> _Charts and diagrams as code_:
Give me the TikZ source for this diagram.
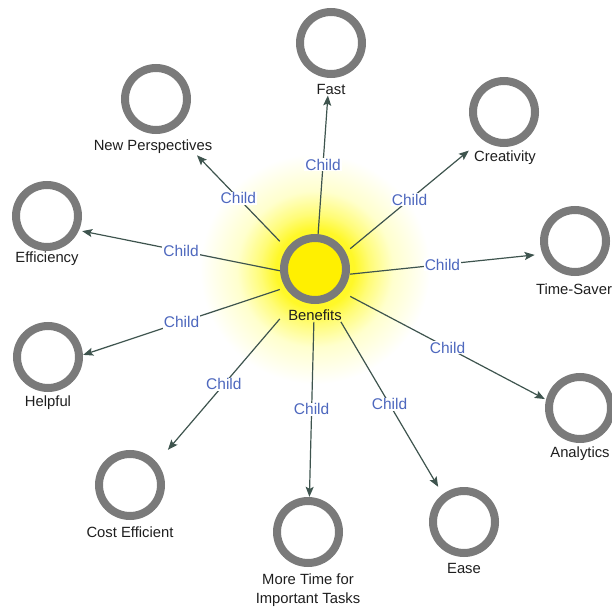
\documentclass[tikz,border=0pt]{standalone}
\usepackage{fontspec}
\setmainfont{Liberation Sans}
\usetikzlibrary{arrows.meta,fit}

\definecolor{ringgray}{RGB}{122,122,122}
\definecolor{linkcol}{RGB}{62,84,78}
\definecolor{childblue}{RGB}{78,104,190}
\definecolor{hubyellow}{RGB}{255,240,0}
\definecolor{glowA}{RGB}{255,248,40}
\definecolor{glowB}{RGB}{255,252,120}
\definecolor{glowC}{RGB}{255,255,205}
\definecolor{captext}{RGB}{30,30,30}

% soft yellow halo behind the hub (25bp is the rim of the shaded circle)
\pgfdeclareradialshading{hubglow}{\pgfpoint{0bp}{0bp}}{%
  color(0bp)=(glowA); color(8.5bp)=(glowA); color(12bp)=(glowB);
  color(17bp)=(glowC); color(25bp)=(white); color(50bp)=(white)}

\begin{document}
\begin{tikzpicture}[x=1pt,y=-1pt,
  ring/.style={circle,draw=ringgray,line width=8pt,fill=white,minimum size=62pt,inner sep=0pt},
  caption/.style={font=\fontsize{14.8}{19}\selectfont,inner sep=1pt,align=center,text=captext},
  group/.style={inner sep=0pt},
  link/.style={draw=linkcol,line width=1.2pt,-{Stealth[length=10pt,width=8pt,inset=2pt]}},
  childlab/.style={font=\fontsize{15.5}{18}\selectfont,text=childblue,fill=white,inner sep=1pt}]

\useasboundingbox (0,0) rectangle (611,612);
\shade[shading=hubglow] (315,269) circle (115);

% hub
\node[ring,fill=hubyellow] (hubc) at (315,269) {};
\node[caption] (hubl) at (315,315) {Benefits};
\node[group,fit=(hubc)(hubl)] (hub) {};

% leaves: ring, caption, and a box around both
\node[ring] (fastc) at (331,43) {};
\node[caption] (fastl) at (331,89) {Fast};
\node[group,fit=(fastc)(fastl)] (fast) {};

\node[ring] (newpc) at (156,99) {};
\node[caption] (newpl) at (153,147) {New Perspectives};
\node[group,fit=(newpc)(newpl)] (newp) {};

\node[ring] (creac) at (504,112) {};
\node[caption] (creal) at (505,158) {Creativity};
\node[group,fit=(creac)(creal)] (crea) {};

\node[ring] (effc) at (47,216) {};
\node[caption] (effl) at (47,259) {Efficiency};
\node[group,fit=(effc)(effl)] (eff) {};

\node[ring] (timec) at (575,241) {};
\node[caption] (timel) at (574,289) {Time-Saver};
\node[group,fit=(timec)(timel)] (time) {};

\node[ring] (helpc) at (48,357) {};
\node[caption] (helpl) at (48,403) {Helpful};
\node[group,fit=(helpc)(helpl)] (help) {};

\node[ring] (analc) at (580,408) {};
\node[caption] (anall) at (580,454) {Analytics};
\node[group,fit=(analc)(anall)] (anal) {};

\node[ring] (costc) at (130,485) {};
\node[caption] (costl) at (130,532) {Cost Efficient};
\node[group,fit=(costc)(costl)] (cost) {};

\node[ring] (morec) at (308,532) {};
\node[caption] (morel) at (308,590) {More Time for\\Important Tasks};
\node[group,fit=(morec)(morel)] (more) {};

\node[ring] (easec) at (464,522) {};
\node[caption] (easel) at (464,568) {Ease};
\node[group,fit=(easec)(easel)] (ease) {};

% connectors
\foreach \leaf in {fast,newp,crea,eff,time,help,anal,cost,more,ease}
  \draw[link] (hub) -- node[childlab] {Child} (\leaf);

\end{tikzpicture}
\end{document}
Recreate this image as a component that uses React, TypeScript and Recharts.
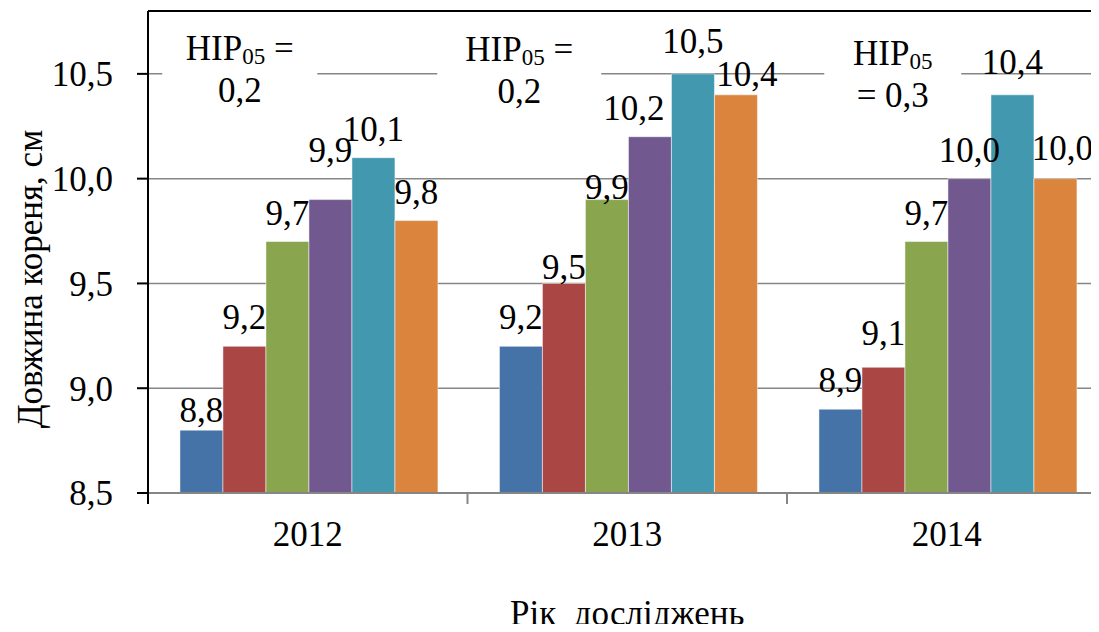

> _REQUIREMENTS_:
Transcribe all the lines above exactly, apart from the pictures.

> _RESULT OF THIS TASK_:
Give me the TikZ source for this diagram.
\documentclass[tikz,border=0pt]{standalone}
\usepackage{fontspec}
\setmainfont{Liberation Sans}
\usetikzlibrary{arrows.meta,fit}

\definecolor{ringgray}{RGB}{122,122,122}
\definecolor{linkcol}{RGB}{62,84,78}
\definecolor{childblue}{RGB}{78,104,190}
\definecolor{hubyellow}{RGB}{255,240,0}
\definecolor{glowA}{RGB}{255,248,40}
\definecolor{glowB}{RGB}{255,252,120}
\definecolor{glowC}{RGB}{255,255,205}
\definecolor{captext}{RGB}{30,30,30}

% soft yellow halo behind the hub (25bp is the rim of the shaded circle)
\pgfdeclareradialshading{hubglow}{\pgfpoint{0bp}{0bp}}{%
  color(0bp)=(glowA); color(8.5bp)=(glowA); color(12bp)=(glowB);
  color(17bp)=(glowC); color(25bp)=(white); color(50bp)=(white)}

\begin{document}
\begin{tikzpicture}[x=1pt,y=-1pt,
  ring/.style={circle,draw=ringgray,line width=8pt,fill=white,minimum size=62pt,inner sep=0pt},
  caption/.style={font=\fontsize{14.8}{19}\selectfont,inner sep=1pt,align=center,text=captext},
  group/.style={inner sep=0pt},
  link/.style={draw=linkcol,line width=1.2pt,-{Stealth[length=10pt,width=8pt,inset=2pt]}},
  childlab/.style={font=\fontsize{15.5}{18}\selectfont,text=childblue,fill=white,inner sep=1pt}]

\useasboundingbox (0,0) rectangle (611,612);
\shade[shading=hubglow] (315,269) circle (115);

% hub
\node[ring,fill=hubyellow] (hubc) at (315,269) {};
\node[caption] (hubl) at (315,315) {Benefits};
\node[group,fit=(hubc)(hubl)] (hub) {};

% leaves: ring, caption, and a box around both
\node[ring] (fastc) at (331,43) {};
\node[caption] (fastl) at (331,89) {Fast};
\node[group,fit=(fastc)(fastl)] (fast) {};

\node[ring] (newpc) at (156,99) {};
\node[caption] (newpl) at (153,147) {New Perspectives};
\node[group,fit=(newpc)(newpl)] (newp) {};

\node[ring] (creac) at (504,112) {};
\node[caption] (creal) at (505,158) {Creativity};
\node[group,fit=(creac)(creal)] (crea) {};

\node[ring] (effc) at (47,216) {};
\node[caption] (effl) at (47,259) {Efficiency};
\node[group,fit=(effc)(effl)] (eff) {};

\node[ring] (timec) at (575,241) {};
\node[caption] (timel) at (574,289) {Time-Saver};
\node[group,fit=(timec)(timel)] (time) {};

\node[ring] (helpc) at (48,357) {};
\node[caption] (helpl) at (48,403) {Helpful};
\node[group,fit=(helpc)(helpl)] (help) {};

\node[ring] (analc) at (580,408) {};
\node[caption] (anall) at (580,454) {Analytics};
\node[group,fit=(analc)(anall)] (anal) {};

\node[ring] (costc) at (130,485) {};
\node[caption] (costl) at (130,532) {Cost Efficient};
\node[group,fit=(costc)(costl)] (cost) {};

\node[ring] (morec) at (308,532) {};
\node[caption] (morel) at (308,590) {More Time for\\Important Tasks};
\node[group,fit=(morec)(morel)] (more) {};

\node[ring] (easec) at (464,522) {};
\node[caption] (easel) at (464,568) {Ease};
\node[group,fit=(easec)(easel)] (ease) {};

% connectors
\foreach \leaf in {fast,newp,crea,eff,time,help,anal,cost,more,ease}
  \draw[link] (hub) -- node[childlab] {Child} (\leaf);

\end{tikzpicture}
\end{document}
Recreate this image as a component that uses React, TypeScript and Recharts.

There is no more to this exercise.